▶ [Aim]:
Print the lines of the listing below verbatim from its first line through the line bearing "0.3314, 0.3390, 0.3491];". Any pictures are to be omitted.

▶ [Data]:
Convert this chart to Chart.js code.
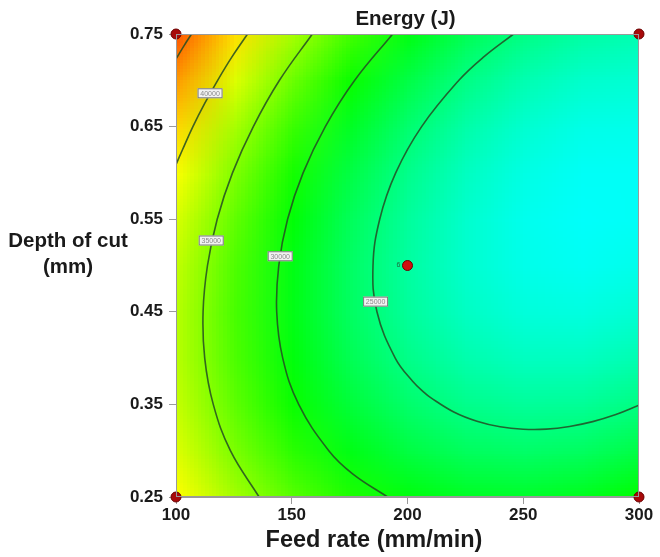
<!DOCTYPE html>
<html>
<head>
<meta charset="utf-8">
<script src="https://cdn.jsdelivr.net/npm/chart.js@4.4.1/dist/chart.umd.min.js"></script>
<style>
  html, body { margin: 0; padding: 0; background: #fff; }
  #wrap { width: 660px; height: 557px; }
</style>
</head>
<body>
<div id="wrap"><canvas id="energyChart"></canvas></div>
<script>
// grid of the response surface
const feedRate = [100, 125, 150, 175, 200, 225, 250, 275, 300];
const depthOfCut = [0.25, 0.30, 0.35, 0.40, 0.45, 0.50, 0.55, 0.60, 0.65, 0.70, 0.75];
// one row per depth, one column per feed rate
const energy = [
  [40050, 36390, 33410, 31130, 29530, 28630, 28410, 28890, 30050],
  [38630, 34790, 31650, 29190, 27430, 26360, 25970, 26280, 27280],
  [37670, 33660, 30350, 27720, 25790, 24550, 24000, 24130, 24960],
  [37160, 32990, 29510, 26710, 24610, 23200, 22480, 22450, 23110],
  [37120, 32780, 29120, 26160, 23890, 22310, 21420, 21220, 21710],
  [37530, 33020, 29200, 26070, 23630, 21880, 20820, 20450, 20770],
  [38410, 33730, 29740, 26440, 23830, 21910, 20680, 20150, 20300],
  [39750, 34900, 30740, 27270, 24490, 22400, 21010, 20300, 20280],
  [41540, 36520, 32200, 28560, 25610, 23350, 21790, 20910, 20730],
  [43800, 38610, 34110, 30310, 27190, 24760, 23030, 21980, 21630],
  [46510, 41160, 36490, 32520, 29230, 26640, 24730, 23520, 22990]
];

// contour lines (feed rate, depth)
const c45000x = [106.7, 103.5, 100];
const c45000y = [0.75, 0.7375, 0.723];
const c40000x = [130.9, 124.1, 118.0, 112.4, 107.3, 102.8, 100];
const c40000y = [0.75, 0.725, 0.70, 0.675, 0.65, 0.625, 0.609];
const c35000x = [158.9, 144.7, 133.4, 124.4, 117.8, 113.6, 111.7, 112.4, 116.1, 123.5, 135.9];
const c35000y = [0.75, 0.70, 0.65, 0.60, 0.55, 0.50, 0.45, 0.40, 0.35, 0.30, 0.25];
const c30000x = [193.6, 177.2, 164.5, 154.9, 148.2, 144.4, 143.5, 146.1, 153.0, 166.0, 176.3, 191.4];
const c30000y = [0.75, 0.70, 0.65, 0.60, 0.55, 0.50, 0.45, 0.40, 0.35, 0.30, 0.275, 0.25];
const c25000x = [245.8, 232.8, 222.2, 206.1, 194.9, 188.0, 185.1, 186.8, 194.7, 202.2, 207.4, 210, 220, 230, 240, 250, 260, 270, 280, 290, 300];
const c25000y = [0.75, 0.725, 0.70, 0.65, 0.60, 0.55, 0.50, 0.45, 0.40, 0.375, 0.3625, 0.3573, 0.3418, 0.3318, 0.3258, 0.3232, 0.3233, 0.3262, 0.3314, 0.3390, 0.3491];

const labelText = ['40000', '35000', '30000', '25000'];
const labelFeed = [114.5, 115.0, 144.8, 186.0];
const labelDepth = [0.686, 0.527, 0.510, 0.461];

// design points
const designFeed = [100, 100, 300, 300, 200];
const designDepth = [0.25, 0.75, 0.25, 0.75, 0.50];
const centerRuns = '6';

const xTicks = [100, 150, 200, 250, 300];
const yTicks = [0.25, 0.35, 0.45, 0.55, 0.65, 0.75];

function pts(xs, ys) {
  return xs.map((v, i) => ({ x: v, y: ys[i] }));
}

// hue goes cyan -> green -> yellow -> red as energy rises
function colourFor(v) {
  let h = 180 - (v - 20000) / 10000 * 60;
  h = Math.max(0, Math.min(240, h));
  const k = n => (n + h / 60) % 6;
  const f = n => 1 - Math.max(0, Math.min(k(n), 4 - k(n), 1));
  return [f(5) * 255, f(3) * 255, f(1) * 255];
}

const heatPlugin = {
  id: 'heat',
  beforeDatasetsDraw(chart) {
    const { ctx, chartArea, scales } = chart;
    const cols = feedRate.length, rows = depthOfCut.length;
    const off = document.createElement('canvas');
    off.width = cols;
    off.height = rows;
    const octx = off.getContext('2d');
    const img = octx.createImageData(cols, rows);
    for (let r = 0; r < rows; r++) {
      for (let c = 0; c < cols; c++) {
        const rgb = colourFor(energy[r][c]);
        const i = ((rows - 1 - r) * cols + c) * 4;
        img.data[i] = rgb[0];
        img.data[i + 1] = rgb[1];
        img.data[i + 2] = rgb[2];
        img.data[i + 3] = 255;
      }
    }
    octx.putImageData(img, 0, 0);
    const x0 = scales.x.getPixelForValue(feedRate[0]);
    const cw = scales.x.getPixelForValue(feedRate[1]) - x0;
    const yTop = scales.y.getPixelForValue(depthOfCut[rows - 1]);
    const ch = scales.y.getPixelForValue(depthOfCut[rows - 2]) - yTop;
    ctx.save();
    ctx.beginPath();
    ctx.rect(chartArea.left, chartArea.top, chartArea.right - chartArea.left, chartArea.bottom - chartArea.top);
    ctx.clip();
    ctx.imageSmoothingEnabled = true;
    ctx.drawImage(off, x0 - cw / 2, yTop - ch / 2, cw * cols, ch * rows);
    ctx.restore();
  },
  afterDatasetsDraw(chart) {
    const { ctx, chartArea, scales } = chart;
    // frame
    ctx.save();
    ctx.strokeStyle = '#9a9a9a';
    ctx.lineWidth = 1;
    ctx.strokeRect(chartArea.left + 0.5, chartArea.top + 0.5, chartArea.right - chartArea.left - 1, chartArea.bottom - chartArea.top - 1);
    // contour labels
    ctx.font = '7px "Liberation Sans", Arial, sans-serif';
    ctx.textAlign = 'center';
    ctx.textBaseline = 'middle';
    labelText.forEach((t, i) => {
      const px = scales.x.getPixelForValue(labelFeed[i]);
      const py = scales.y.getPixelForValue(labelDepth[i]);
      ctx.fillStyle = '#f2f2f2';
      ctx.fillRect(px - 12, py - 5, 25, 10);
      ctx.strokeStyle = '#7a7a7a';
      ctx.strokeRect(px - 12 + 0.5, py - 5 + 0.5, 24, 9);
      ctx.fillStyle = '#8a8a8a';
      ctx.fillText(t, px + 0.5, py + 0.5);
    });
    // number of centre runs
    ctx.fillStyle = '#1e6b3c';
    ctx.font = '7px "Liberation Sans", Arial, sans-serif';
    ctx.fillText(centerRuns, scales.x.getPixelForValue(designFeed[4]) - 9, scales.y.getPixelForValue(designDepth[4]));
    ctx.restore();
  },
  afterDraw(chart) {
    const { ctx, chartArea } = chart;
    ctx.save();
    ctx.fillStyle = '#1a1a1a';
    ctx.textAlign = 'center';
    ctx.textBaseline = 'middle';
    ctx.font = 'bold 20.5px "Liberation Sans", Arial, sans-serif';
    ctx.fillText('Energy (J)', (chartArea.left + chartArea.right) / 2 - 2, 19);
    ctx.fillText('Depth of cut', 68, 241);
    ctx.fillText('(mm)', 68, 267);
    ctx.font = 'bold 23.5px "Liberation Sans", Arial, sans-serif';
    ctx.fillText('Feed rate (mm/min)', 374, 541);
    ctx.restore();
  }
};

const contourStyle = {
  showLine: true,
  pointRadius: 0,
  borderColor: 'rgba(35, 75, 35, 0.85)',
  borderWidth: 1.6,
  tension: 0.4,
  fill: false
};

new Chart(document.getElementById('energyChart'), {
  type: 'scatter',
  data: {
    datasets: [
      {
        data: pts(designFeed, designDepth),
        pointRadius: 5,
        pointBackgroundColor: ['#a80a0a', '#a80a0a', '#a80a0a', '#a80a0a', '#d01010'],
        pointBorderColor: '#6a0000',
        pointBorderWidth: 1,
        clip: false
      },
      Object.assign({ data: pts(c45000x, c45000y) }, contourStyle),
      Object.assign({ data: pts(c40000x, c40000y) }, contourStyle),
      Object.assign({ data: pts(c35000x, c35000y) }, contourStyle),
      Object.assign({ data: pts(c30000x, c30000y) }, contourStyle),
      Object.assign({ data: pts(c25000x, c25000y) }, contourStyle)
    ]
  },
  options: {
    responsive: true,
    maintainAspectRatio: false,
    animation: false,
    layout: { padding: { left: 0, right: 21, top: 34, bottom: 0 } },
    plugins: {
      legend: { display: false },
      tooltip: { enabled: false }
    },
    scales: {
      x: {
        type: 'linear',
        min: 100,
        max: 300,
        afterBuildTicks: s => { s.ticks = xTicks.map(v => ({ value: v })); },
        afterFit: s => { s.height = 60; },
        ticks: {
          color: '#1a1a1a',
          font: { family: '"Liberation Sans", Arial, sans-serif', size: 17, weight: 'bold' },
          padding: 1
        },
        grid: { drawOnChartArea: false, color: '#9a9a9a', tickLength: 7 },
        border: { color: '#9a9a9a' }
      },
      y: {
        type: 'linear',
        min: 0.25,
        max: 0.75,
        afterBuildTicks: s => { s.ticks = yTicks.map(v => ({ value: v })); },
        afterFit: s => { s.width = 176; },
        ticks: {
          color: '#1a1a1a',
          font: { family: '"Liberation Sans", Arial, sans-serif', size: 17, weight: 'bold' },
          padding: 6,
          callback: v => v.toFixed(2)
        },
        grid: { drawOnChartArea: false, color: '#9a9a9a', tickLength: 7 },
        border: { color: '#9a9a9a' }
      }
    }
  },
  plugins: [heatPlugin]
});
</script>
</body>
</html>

▶ [Finished task]:
Convert this chart to Chart.js code.
<!DOCTYPE html>
<html>
<head>
<meta charset="utf-8">
<script src="https://cdn.jsdelivr.net/npm/chart.js@4.4.1/dist/chart.umd.min.js"></script>
<style>
  html, body { margin: 0; padding: 0; background: #fff; }
  #wrap { width: 660px; height: 557px; }
</style>
</head>
<body>
<div id="wrap"><canvas id="energyChart"></canvas></div>
<script>
// grid of the response surface
const feedRate = [100, 125, 150, 175, 200, 225, 250, 275, 300];
const depthOfCut = [0.25, 0.30, 0.35, 0.40, 0.45, 0.50, 0.55, 0.60, 0.65, 0.70, 0.75];
// one row per depth, one column per feed rate
const energy = [
  [40050, 36390, 33410, 31130, 29530, 28630, 28410, 28890, 30050],
  [38630, 34790, 31650, 29190, 27430, 26360, 25970, 26280, 27280],
  [37670, 33660, 30350, 27720, 25790, 24550, 24000, 24130, 24960],
  [37160, 32990, 29510, 26710, 24610, 23200, 22480, 22450, 23110],
  [37120, 32780, 29120, 26160, 23890, 22310, 21420, 21220, 21710],
  [37530, 33020, 29200, 26070, 23630, 21880, 20820, 20450, 20770],
  [38410, 33730, 29740, 26440, 23830, 21910, 20680, 20150, 20300],
  [39750, 34900, 30740, 27270, 24490, 22400, 21010, 20300, 20280],
  [41540, 36520, 32200, 28560, 25610, 23350, 21790, 20910, 20730],
  [43800, 38610, 34110, 30310, 27190, 24760, 23030, 21980, 21630],
  [46510, 41160, 36490, 32520, 29230, 26640, 24730, 23520, 22990]
];

// contour lines (feed rate, depth)
const c45000x = [106.7, 103.5, 100];
const c45000y = [0.75, 0.7375, 0.723];
const c40000x = [130.9, 124.1, 118.0, 112.4, 107.3, 102.8, 100];
const c40000y = [0.75, 0.725, 0.70, 0.675, 0.65, 0.625, 0.609];
const c35000x = [158.9, 144.7, 133.4, 124.4, 117.8, 113.6, 111.7, 112.4, 116.1, 123.5, 135.9];
const c35000y = [0.75, 0.70, 0.65, 0.60, 0.55, 0.50, 0.45, 0.40, 0.35, 0.30, 0.25];
const c30000x = [193.6, 177.2, 164.5, 154.9, 148.2, 144.4, 143.5, 146.1, 153.0, 166.0, 176.3, 191.4];
const c30000y = [0.75, 0.70, 0.65, 0.60, 0.55, 0.50, 0.45, 0.40, 0.35, 0.30, 0.275, 0.25];
const c25000x = [245.8, 232.8, 222.2, 206.1, 194.9, 188.0, 185.1, 186.8, 194.7, 202.2, 207.4, 210, 220, 230, 240, 250, 260, 270, 280, 290, 300];
const c25000y = [0.75, 0.725, 0.70, 0.65, 0.60, 0.55, 0.50, 0.45, 0.40, 0.375, 0.3625, 0.3573, 0.3418, 0.3318, 0.3258, 0.3232, 0.3233, 0.3262, 0.3314, 0.3390, 0.3491];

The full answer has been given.